Source code of charts:
<<<<

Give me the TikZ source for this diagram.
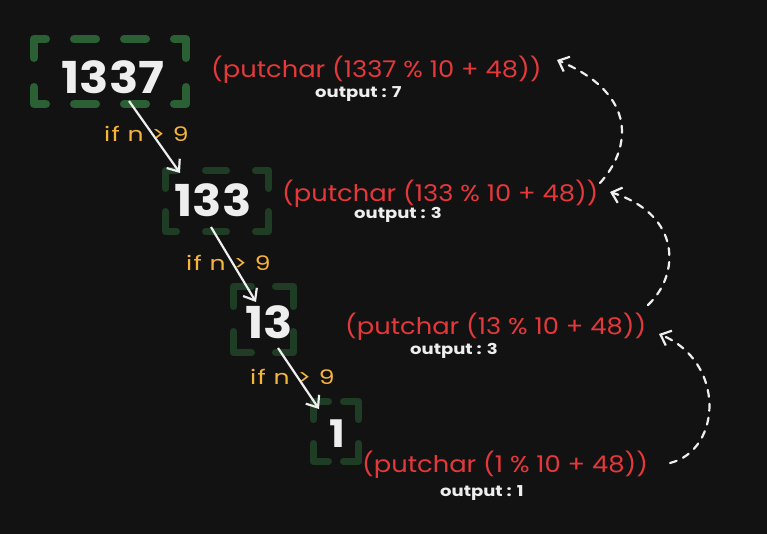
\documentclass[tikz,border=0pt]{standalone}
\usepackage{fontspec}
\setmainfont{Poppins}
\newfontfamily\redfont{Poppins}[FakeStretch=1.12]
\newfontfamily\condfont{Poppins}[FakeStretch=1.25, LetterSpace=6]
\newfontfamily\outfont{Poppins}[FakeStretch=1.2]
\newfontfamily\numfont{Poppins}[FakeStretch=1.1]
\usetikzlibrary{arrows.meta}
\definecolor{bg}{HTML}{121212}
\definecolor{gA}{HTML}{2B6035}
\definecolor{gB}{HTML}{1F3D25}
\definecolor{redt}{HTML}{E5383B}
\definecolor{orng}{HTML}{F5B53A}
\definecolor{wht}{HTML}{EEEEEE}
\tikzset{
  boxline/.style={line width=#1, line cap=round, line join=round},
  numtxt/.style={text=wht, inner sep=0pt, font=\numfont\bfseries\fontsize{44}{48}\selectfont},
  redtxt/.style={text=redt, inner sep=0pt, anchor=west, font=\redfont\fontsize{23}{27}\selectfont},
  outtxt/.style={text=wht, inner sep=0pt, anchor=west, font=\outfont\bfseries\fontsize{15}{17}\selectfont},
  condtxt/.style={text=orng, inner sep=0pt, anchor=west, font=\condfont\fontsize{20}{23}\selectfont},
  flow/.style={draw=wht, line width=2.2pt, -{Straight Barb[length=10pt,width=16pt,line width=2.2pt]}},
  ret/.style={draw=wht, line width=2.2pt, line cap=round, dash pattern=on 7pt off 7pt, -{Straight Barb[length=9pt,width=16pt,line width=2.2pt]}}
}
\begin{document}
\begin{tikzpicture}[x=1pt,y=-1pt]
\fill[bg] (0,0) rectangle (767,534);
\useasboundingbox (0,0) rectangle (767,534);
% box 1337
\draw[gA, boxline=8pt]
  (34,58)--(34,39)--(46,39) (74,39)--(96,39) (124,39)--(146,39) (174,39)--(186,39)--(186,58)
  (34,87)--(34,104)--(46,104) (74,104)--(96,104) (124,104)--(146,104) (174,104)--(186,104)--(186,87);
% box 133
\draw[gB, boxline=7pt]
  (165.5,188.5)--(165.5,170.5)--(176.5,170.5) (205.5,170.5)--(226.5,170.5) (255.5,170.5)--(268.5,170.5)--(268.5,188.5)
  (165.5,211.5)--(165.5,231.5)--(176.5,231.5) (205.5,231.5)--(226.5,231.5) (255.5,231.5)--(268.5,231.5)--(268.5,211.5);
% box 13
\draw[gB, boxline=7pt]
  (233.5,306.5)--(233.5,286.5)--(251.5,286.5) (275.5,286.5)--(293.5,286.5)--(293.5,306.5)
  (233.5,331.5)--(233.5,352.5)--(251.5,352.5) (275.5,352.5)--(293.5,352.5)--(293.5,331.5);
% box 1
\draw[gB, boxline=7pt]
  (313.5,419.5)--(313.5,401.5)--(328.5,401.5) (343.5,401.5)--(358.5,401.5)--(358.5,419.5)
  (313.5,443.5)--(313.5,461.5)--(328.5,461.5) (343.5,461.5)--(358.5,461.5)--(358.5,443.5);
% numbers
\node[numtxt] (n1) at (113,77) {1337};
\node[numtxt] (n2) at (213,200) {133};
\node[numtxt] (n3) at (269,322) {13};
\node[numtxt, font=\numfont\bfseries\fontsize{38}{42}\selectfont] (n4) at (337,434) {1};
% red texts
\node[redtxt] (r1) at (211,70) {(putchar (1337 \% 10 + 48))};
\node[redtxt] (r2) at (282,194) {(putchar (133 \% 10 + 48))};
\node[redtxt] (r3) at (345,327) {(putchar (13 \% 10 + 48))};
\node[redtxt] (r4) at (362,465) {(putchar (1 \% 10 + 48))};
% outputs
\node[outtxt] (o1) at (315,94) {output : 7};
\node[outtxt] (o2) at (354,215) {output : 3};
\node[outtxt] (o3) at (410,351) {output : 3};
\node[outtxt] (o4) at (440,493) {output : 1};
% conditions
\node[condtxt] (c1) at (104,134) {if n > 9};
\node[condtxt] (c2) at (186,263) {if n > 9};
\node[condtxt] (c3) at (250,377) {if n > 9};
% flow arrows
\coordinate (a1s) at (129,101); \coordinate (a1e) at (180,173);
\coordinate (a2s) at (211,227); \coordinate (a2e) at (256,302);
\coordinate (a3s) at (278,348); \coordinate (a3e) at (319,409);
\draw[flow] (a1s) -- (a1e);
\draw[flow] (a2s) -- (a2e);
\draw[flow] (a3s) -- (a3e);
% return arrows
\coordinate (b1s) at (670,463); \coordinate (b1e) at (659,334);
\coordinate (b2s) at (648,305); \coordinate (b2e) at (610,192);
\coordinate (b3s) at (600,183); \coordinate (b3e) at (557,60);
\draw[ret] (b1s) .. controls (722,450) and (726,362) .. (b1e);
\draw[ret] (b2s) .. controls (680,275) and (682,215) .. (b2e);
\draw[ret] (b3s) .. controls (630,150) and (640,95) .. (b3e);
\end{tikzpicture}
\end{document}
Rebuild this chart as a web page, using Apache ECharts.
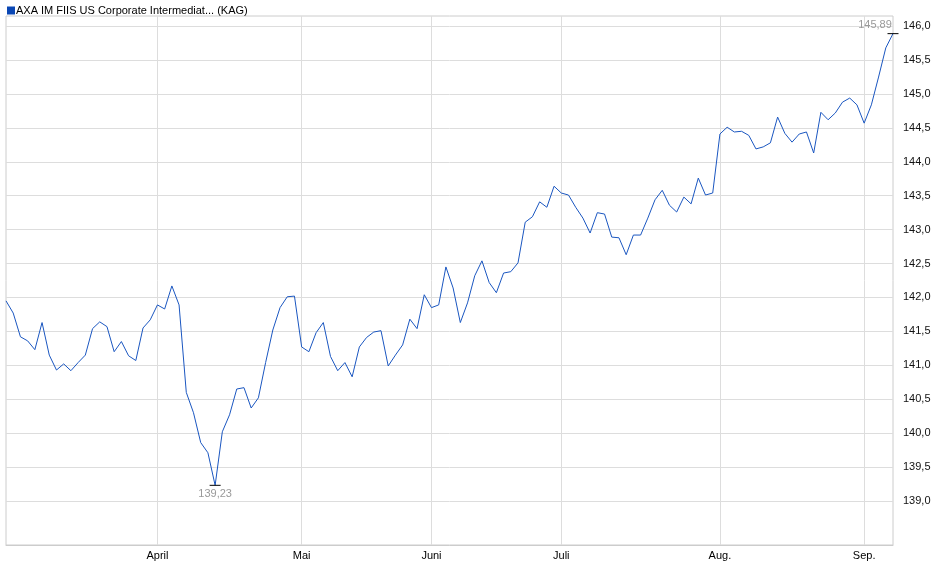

>>>>

[YOUR TASK]:
Take the records above and transcribe them exactly, dropping every picture.

[WRITTEN SOLUTION]:
Give me the TikZ source for this diagram.
\documentclass[tikz,border=0pt]{standalone}
\usepackage{fontspec}
\setmainfont{Poppins}
\newfontfamily\redfont{Poppins}[FakeStretch=1.12]
\newfontfamily\condfont{Poppins}[FakeStretch=1.25, LetterSpace=6]
\newfontfamily\outfont{Poppins}[FakeStretch=1.2]
\newfontfamily\numfont{Poppins}[FakeStretch=1.1]
\usetikzlibrary{arrows.meta}
\definecolor{bg}{HTML}{121212}
\definecolor{gA}{HTML}{2B6035}
\definecolor{gB}{HTML}{1F3D25}
\definecolor{redt}{HTML}{E5383B}
\definecolor{orng}{HTML}{F5B53A}
\definecolor{wht}{HTML}{EEEEEE}
\tikzset{
  boxline/.style={line width=#1, line cap=round, line join=round},
  numtxt/.style={text=wht, inner sep=0pt, font=\numfont\bfseries\fontsize{44}{48}\selectfont},
  redtxt/.style={text=redt, inner sep=0pt, anchor=west, font=\redfont\fontsize{23}{27}\selectfont},
  outtxt/.style={text=wht, inner sep=0pt, anchor=west, font=\outfont\bfseries\fontsize{15}{17}\selectfont},
  condtxt/.style={text=orng, inner sep=0pt, anchor=west, font=\condfont\fontsize{20}{23}\selectfont},
  flow/.style={draw=wht, line width=2.2pt, -{Straight Barb[length=10pt,width=16pt,line width=2.2pt]}},
  ret/.style={draw=wht, line width=2.2pt, line cap=round, dash pattern=on 7pt off 7pt, -{Straight Barb[length=9pt,width=16pt,line width=2.2pt]}}
}
\begin{document}
\begin{tikzpicture}[x=1pt,y=-1pt]
\fill[bg] (0,0) rectangle (767,534);
\useasboundingbox (0,0) rectangle (767,534);
% box 1337
\draw[gA, boxline=8pt]
  (34,58)--(34,39)--(46,39) (74,39)--(96,39) (124,39)--(146,39) (174,39)--(186,39)--(186,58)
  (34,87)--(34,104)--(46,104) (74,104)--(96,104) (124,104)--(146,104) (174,104)--(186,104)--(186,87);
% box 133
\draw[gB, boxline=7pt]
  (165.5,188.5)--(165.5,170.5)--(176.5,170.5) (205.5,170.5)--(226.5,170.5) (255.5,170.5)--(268.5,170.5)--(268.5,188.5)
  (165.5,211.5)--(165.5,231.5)--(176.5,231.5) (205.5,231.5)--(226.5,231.5) (255.5,231.5)--(268.5,231.5)--(268.5,211.5);
% box 13
\draw[gB, boxline=7pt]
  (233.5,306.5)--(233.5,286.5)--(251.5,286.5) (275.5,286.5)--(293.5,286.5)--(293.5,306.5)
  (233.5,331.5)--(233.5,352.5)--(251.5,352.5) (275.5,352.5)--(293.5,352.5)--(293.5,331.5);
% box 1
\draw[gB, boxline=7pt]
  (313.5,419.5)--(313.5,401.5)--(328.5,401.5) (343.5,401.5)--(358.5,401.5)--(358.5,419.5)
  (313.5,443.5)--(313.5,461.5)--(328.5,461.5) (343.5,461.5)--(358.5,461.5)--(358.5,443.5);
% numbers
\node[numtxt] (n1) at (113,77) {1337};
\node[numtxt] (n2) at (213,200) {133};
\node[numtxt] (n3) at (269,322) {13};
\node[numtxt, font=\numfont\bfseries\fontsize{38}{42}\selectfont] (n4) at (337,434) {1};
% red texts
\node[redtxt] (r1) at (211,70) {(putchar (1337 \% 10 + 48))};
\node[redtxt] (r2) at (282,194) {(putchar (133 \% 10 + 48))};
\node[redtxt] (r3) at (345,327) {(putchar (13 \% 10 + 48))};
\node[redtxt] (r4) at (362,465) {(putchar (1 \% 10 + 48))};
% outputs
\node[outtxt] (o1) at (315,94) {output : 7};
\node[outtxt] (o2) at (354,215) {output : 3};
\node[outtxt] (o3) at (410,351) {output : 3};
\node[outtxt] (o4) at (440,493) {output : 1};
% conditions
\node[condtxt] (c1) at (104,134) {if n > 9};
\node[condtxt] (c2) at (186,263) {if n > 9};
\node[condtxt] (c3) at (250,377) {if n > 9};
% flow arrows
\coordinate (a1s) at (129,101); \coordinate (a1e) at (180,173);
\coordinate (a2s) at (211,227); \coordinate (a2e) at (256,302);
\coordinate (a3s) at (278,348); \coordinate (a3e) at (319,409);
\draw[flow] (a1s) -- (a1e);
\draw[flow] (a2s) -- (a2e);
\draw[flow] (a3s) -- (a3e);
% return arrows
\coordinate (b1s) at (670,463); \coordinate (b1e) at (659,334);
\coordinate (b2s) at (648,305); \coordinate (b2e) at (610,192);
\coordinate (b3s) at (600,183); \coordinate (b3e) at (557,60);
\draw[ret] (b1s) .. controls (722,450) and (726,362) .. (b1e);
\draw[ret] (b2s) .. controls (680,275) and (682,215) .. (b2e);
\draw[ret] (b3s) .. controls (630,150) and (640,95) .. (b3e);
\end{tikzpicture}
\end{document}
Rebuild this chart as a web page, using Apache ECharts.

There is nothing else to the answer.